WHAT YOU HAVE TO DO
Output the material below unchanged, apart from leaving out the pictures.
----------
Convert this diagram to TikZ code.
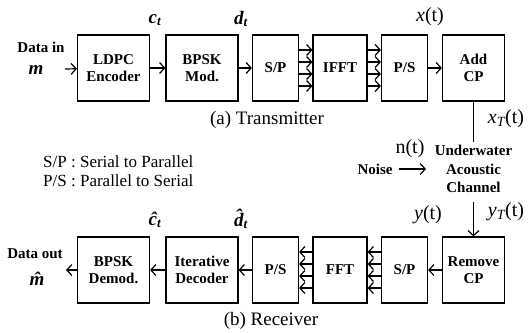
\documentclass[tikz,border=0pt]{standalone}
\usepackage{fontspec}
\setmainfont{Liberation Serif}
\newfontfamily\tnr{Liberation Serif}
\usepackage{tikz}
\usetikzlibrary{arrows,arrows.meta}
\usetikzlibrary{positioning}
\tikzset{
    blk/.style={draw=black, line width=1.2pt, minimum height=66pt, inner sep=0pt,
        align=center, font=\tnr\fontsize{15}{17}\selectfont\bfseries},
    lbl/.style={inner sep=1pt, font=\tnr\fontsize{15}{17}\selectfont\bfseries},
    sym/.style={inner sep=0pt, font=\tnr\fontsize{19}{19}\selectfont\bfseries\itshape},
    sig/.style={inner sep=0pt, font=\tnr\fontsize{20}{20}\selectfont},
    subcap/.style={inner sep=0pt, font=\tnr\fontsize{19}{19}\selectfont},
    flow/.style={-{Straight Barb[length=5pt,width=11pt]}, line width=1.2pt},
}

\begin{document}
\begin{tikzpicture}[x=1pt, y=-1pt]
	\useasboundingbox (0,0) rectangle (530,332);
	% transmitter
	\node[blk, minimum width=72pt] (enc) at (113.5,68) {LDPC\\Encoder};
	\node[blk, minimum width=72pt] (mod) at (202,68) {BPSK\\Mod.};
	\node[blk, minimum width=46pt] (sp) at (275.5,68) {S/P};
	\node[blk, minimum width=54pt] (ifft) at (340,68) {IFFT};
	\node[blk, minimum width=46pt] (ps) at (404.5,68) {P/S};
	\node[blk, minimum width=62pt] (addcp) at (473.5,68) {Add\\CP};
	\node[lbl] (din) at (41,47) {Data in};
	\node[sym] (m) at (36,70) {m};
	\coordinate (min) at (65,69);
	\draw[flow] (min) -- (enc);
	\draw[flow] (enc) -- (mod);
	\draw[flow] (mod) -- (sp);
	\foreach \dy in {-18,-6,6,18}{
		\draw[flow] ([yshift=\dy pt]sp.east) -- ([yshift=\dy pt]ifft.west);
		\draw[flow] ([yshift=\dy pt]ifft.east) -- ([yshift=\dy pt]ps.west);
	}
	\draw[flow] (ps) -- (addcp);
	\node[sym] (ct) at (155,20) {c\textsubscript{t}};
	\node[sym] (dt) at (241,19) {d\textsubscript{t}};
	\node[sig] (xt) at (430,17) {\textit{x}(t)};
	\node[subcap] (tx) at (267,120) {(a) Transmitter};
	% channel
	\coordinate (chtop) at (473.5,142);
	\coordinate (chbot) at (473.5,202);
	\draw[line width=1.2pt] (addcp) -- (chtop);
	\node[lbl, align=center, font=\tnr\fontsize{15}{18.5}\selectfont\bfseries] (chan) at (473.5,169) {Underwater\\Acoustic\\Channel};
	\node[sig] (xT) at (506,119) {\textit{x\textsubscript{T}}(t)};
	\node[sig] (nt) at (410,149) {n(t)};
	\node[lbl] (noise) at (375,169) {Noise};
	\coordinate (nend) at (426,169);
	\draw[flow, shorten <=5pt] (noise) -- (nend);
	\node[inner sep=0pt, align=left, anchor=west, font=\tnr\fontsize{17}{19}\selectfont] (legend) at (43,171) {S/P : Serial to Parallel\\P/S : Parallel to Serial};
	% receiver
	\node[blk, minimum width=72pt] (dem) at (113.5,270) {BPSK\\Demod.};
	\node[blk, minimum width=72pt] (dec) at (202,270) {Iterative\\Decoder};
	\node[blk, minimum width=46pt] (ps2) at (275.5,270) {P/S};
	\node[blk, minimum width=54pt] (fft) at (340,270) {FFT};
	\node[blk, minimum width=46pt] (sp2) at (404.5,270) {S/P};
	\node[blk, minimum width=62pt] (rmcp) at (473.5,270) {Remove\\CP};
	\draw[flow] (chbot) -- (rmcp);
	\node[sig] (yT) at (506,212) {\textit{y\textsubscript{T}}(t)};
	\node[sig] (yt) at (428,215) {\textit{y}(t)};
	\draw[flow] (rmcp) -- (sp2);
	\foreach \dy in {-18,-6,6,18}{
		\draw[flow] ([yshift=\dy pt]sp2.west) -- ([yshift=\dy pt]fft.east);
		\draw[flow] ([yshift=\dy pt]fft.west) -- ([yshift=\dy pt]ps2.east);
	}
	\draw[flow] (ps2) -- (dec);
	\draw[flow] (dec) -- (dem);
	\coordinate (mout) at (66,270);
	\draw[flow] (dem) -- (mout);
	\node[lbl] (dout) at (35,254) {Data out};
	\node[sym] (mh) at (37,279) {\^{m}};
	\node[sym] (cth) at (155,220) {\^{c}\textsubscript{t}};
	\node[sym] (dth) at (241,219) {\^{d}\textsubscript{t}};
	\node[subcap] (rx) at (271,321) {(b) Receiver};
\end{tikzpicture}
\end{document}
----------
PROBLEM SOLUTION
Convert this diagram to TikZ code.
\documentclass[tikz,border=0pt]{standalone}
\usepackage{fontspec}
\setmainfont{Liberation Serif}
\newfontfamily\tnr{Liberation Serif}
\usepackage{tikz}
\usetikzlibrary{arrows,arrows.meta}
\usetikzlibrary{positioning}
\tikzset{
    blk/.style={draw=black, line width=1.2pt, minimum height=66pt, inner sep=0pt,
        align=center, font=\tnr\fontsize{15}{17}\selectfont\bfseries},
    lbl/.style={inner sep=1pt, font=\tnr\fontsize{15}{17}\selectfont\bfseries},
    sym/.style={inner sep=0pt, font=\tnr\fontsize{19}{19}\selectfont\bfseries\itshape},
    sig/.style={inner sep=0pt, font=\tnr\fontsize{20}{20}\selectfont},
    subcap/.style={inner sep=0pt, font=\tnr\fontsize{19}{19}\selectfont},
    flow/.style={-{Straight Barb[length=5pt,width=11pt]}, line width=1.2pt},
}

\begin{document}
\begin{tikzpicture}[x=1pt, y=-1pt]
	\useasboundingbox (0,0) rectangle (530,332);
	% transmitter
	\node[blk, minimum width=72pt] (enc) at (113.5,68) {LDPC\\Encoder};
	\node[blk, minimum width=72pt] (mod) at (202,68) {BPSK\\Mod.};
	\node[blk, minimum width=46pt] (sp) at (275.5,68) {S/P};
	\node[blk, minimum width=54pt] (ifft) at (340,68) {IFFT};
	\node[blk, minimum width=46pt] (ps) at (404.5,68) {P/S};
	\node[blk, minimum width=62pt] (addcp) at (473.5,68) {Add\\CP};
	\node[lbl] (din) at (41,47) {Data in};
	\node[sym] (m) at (36,70) {m};
	\coordinate (min) at (65,69);
	\draw[flow] (min) -- (enc);
	\draw[flow] (enc) -- (mod);
	\draw[flow] (mod) -- (sp);
	\foreach \dy in {-18,-6,6,18}{
		\draw[flow] ([yshift=\dy pt]sp.east) -- ([yshift=\dy pt]ifft.west);
		\draw[flow] ([yshift=\dy pt]ifft.east) -- ([yshift=\dy pt]ps.west);
	}
	\draw[flow] (ps) -- (addcp);
	\node[sym] (ct) at (155,20) {c\textsubscript{t}};
	\node[sym] (dt) at (241,19) {d\textsubscript{t}};
	\node[sig] (xt) at (430,17) {\textit{x}(t)};
	\node[subcap] (tx) at (267,120) {(a) Transmitter};
	% channel
	\coordinate (chtop) at (473.5,142);
	\coordinate (chbot) at (473.5,202);
	\draw[line width=1.2pt] (addcp) -- (chtop);
	\node[lbl, align=center, font=\tnr\fontsize{15}{18.5}\selectfont\bfseries] (chan) at (473.5,169) {Underwater\\Acoustic\\Channel};
	\node[sig] (xT) at (506,119) {\textit{x\textsubscript{T}}(t)};
	\node[sig] (nt) at (410,149) {n(t)};
	\node[lbl] (noise) at (375,169) {Noise};
	\coordinate (nend) at (426,169);
	\draw[flow, shorten <=5pt] (noise) -- (nend);
	\node[inner sep=0pt, align=left, anchor=west, font=\tnr\fontsize{17}{19}\selectfont] (legend) at (43,171) {S/P : Serial to Parallel\\P/S : Parallel to Serial};
	% receiver
	\node[blk, minimum width=72pt] (dem) at (113.5,270) {BPSK\\Demod.};
	\node[blk, minimum width=72pt] (dec) at (202,270) {Iterative\\Decoder};
	\node[blk, minimum width=46pt] (ps2) at (275.5,270) {P/S};
	\node[blk, minimum width=54pt] (fft) at (340,270) {FFT};
	\node[blk, minimum width=46pt] (sp2) at (404.5,270) {S/P};
	\node[blk, minimum width=62pt] (rmcp) at (473.5,270) {Remove\\CP};
	\draw[flow] (chbot) -- (rmcp);
	\node[sig] (yT) at (506,212) {\textit{y\textsubscript{T}}(t)};
	\node[sig] (yt) at (428,215) {\textit{y}(t)};
	\draw[flow] (rmcp) -- (sp2);
	\foreach \dy in {-18,-6,6,18}{
		\draw[flow] ([yshift=\dy pt]sp2.west) -- ([yshift=\dy pt]fft.east);
		\draw[flow] ([yshift=\dy pt]fft.west) -- ([yshift=\dy pt]ps2.east);
	}
	\draw[flow] (ps2) -- (dec);
	\draw[flow] (dec) -- (dem);
	\coordinate (mout) at (66,270);
	\draw[flow] (dem) -- (mout);
	\node[lbl] (dout) at (35,254) {Data out};
	\node[sym] (mh) at (37,279) {\^{m}};
	\node[sym] (cth) at (155,220) {\^{c}\textsubscript{t}};
	\node[sym] (dth) at (241,219) {\^{d}\textsubscript{t}};
	\node[subcap] (rx) at (271,321) {(b) Receiver};
\end{tikzpicture}
\end{document}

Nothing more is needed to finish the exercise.